■ EXERCISE DIRECTIONS: Take the lines from the head of the listing through the one bearing "ax.tick_params(axis='x', pad=-4)" and copy them exactly, leaving every picture out.

■ DATA SECTION:
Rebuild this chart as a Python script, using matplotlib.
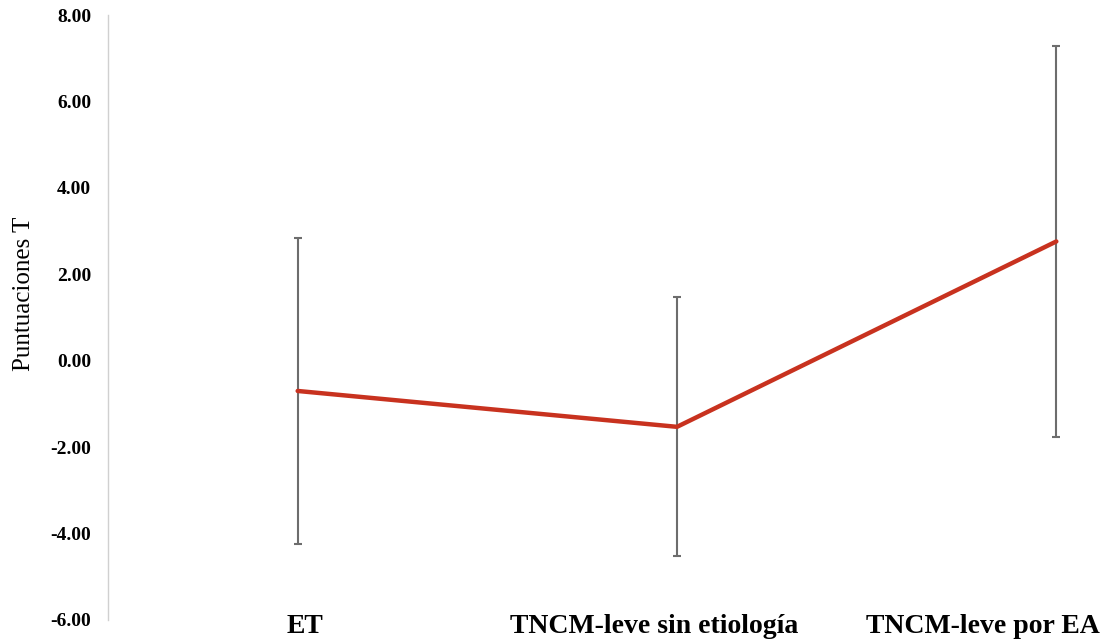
import matplotlib.pyplot as plt
from matplotlib.ticker import FormatStrFormatter
from matplotlib.transforms import ScaledTranslation

categories = ["ET", "TNCM-leve sin etiología", "TNCM-leve por EA"]
means = [-0.70, -1.53, 2.76]
sds = [3.53, 3.00, 4.53]
yticks = [-6, -4, -2, 0, 2, 4, 6, 8]

plt.rcParams['font.family'] = ['Liberation Serif', 'DejaVu Serif']

fig = plt.figure(figsize=(11.12, 6.43), dpi=100)
# plot area runs past the right edge of the figure, as in the original crop
ax = fig.add_axes([108 / 1112, 23 / 643, 1138 / 1112, 605 / 643])

x = list(range(len(categories)))
ax.errorbar(x, means, yerr=sds, fmt='none', ecolor='#6d6d6d', elinewidth=1.5,
            capsize=3, capthick=1.5, zorder=1)
ax.plot(x, means, color='#c8321f', linewidth=3.2, solid_capstyle='round', zorder=2)

ax.set_xlim(-0.5, 2.5)
ax.set_ylim(-6, 8)
ax.set_yticks(yticks)
ax.yaxis.set_major_formatter(FormatStrFormatter('%.2f'))
ax.set_xticks(x)
ax.set_xticklabels(categories, fontsize=20, fontweight='bold')
for lab in ax.get_yticklabels():
    lab.set_fontweight('bold')
    lab.set_fontsize(14)
ax.tick_params(axis='both', length=0)
ax.tick_params(axis='y', pad=12)
ax.tick_params(axis='x', pad=-4)

# category labels sit a little off their points in the original
shifts = [7, -23, -73]
for lab, dx in zip(ax.get_xticklabels(), shifts):
    lab.set_transform(lab.get_transform() + ScaledTranslation(dx / 100, 0, fig.dpi_scale_trans))

for side in ['top', 'right', 'bottom']:
    ax.spines[side].set_visible(False)
ax.spines['left'].set_color('#d0d0d0')
ax.spines['left'].set_linewidth(1.0)

ax.set_ylabel("Puntuaciones T", fontsize=18)
ax.yaxis.set_label_coords(-0.064, 0.539)

fig.savefig("out.png", dpi=100)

■ FINISHED TASK:
Rebuild this chart as a Python script, using matplotlib.
import matplotlib.pyplot as plt
from matplotlib.ticker import FormatStrFormatter
from matplotlib.transforms import ScaledTranslation

categories = ["ET", "TNCM-leve sin etiología", "TNCM-leve por EA"]
means = [-0.70, -1.53, 2.76]
sds = [3.53, 3.00, 4.53]
yticks = [-6, -4, -2, 0, 2, 4, 6, 8]

plt.rcParams['font.family'] = ['Liberation Serif', 'DejaVu Serif']

fig = plt.figure(figsize=(11.12, 6.43), dpi=100)
# plot area runs past the right edge of the figure, as in the original crop
ax = fig.add_axes([108 / 1112, 23 / 643, 1138 / 1112, 605 / 643])

x = list(range(len(categories)))
ax.errorbar(x, means, yerr=sds, fmt='none', ecolor='#6d6d6d', elinewidth=1.5,
            capsize=3, capthick=1.5, zorder=1)
ax.plot(x, means, color='#c8321f', linewidth=3.2, solid_capstyle='round', zorder=2)

ax.set_xlim(-0.5, 2.5)
ax.set_ylim(-6, 8)
ax.set_yticks(yticks)
ax.yaxis.set_major_formatter(FormatStrFormatter('%.2f'))
ax.set_xticks(x)
ax.set_xticklabels(categories, fontsize=20, fontweight='bold')
for lab in ax.get_yticklabels():
    lab.set_fontweight('bold')
    lab.set_fontsize(14)
ax.tick_params(axis='both', length=0)
ax.tick_params(axis='y', pad=12)
ax.tick_params(axis='x', pad=-4)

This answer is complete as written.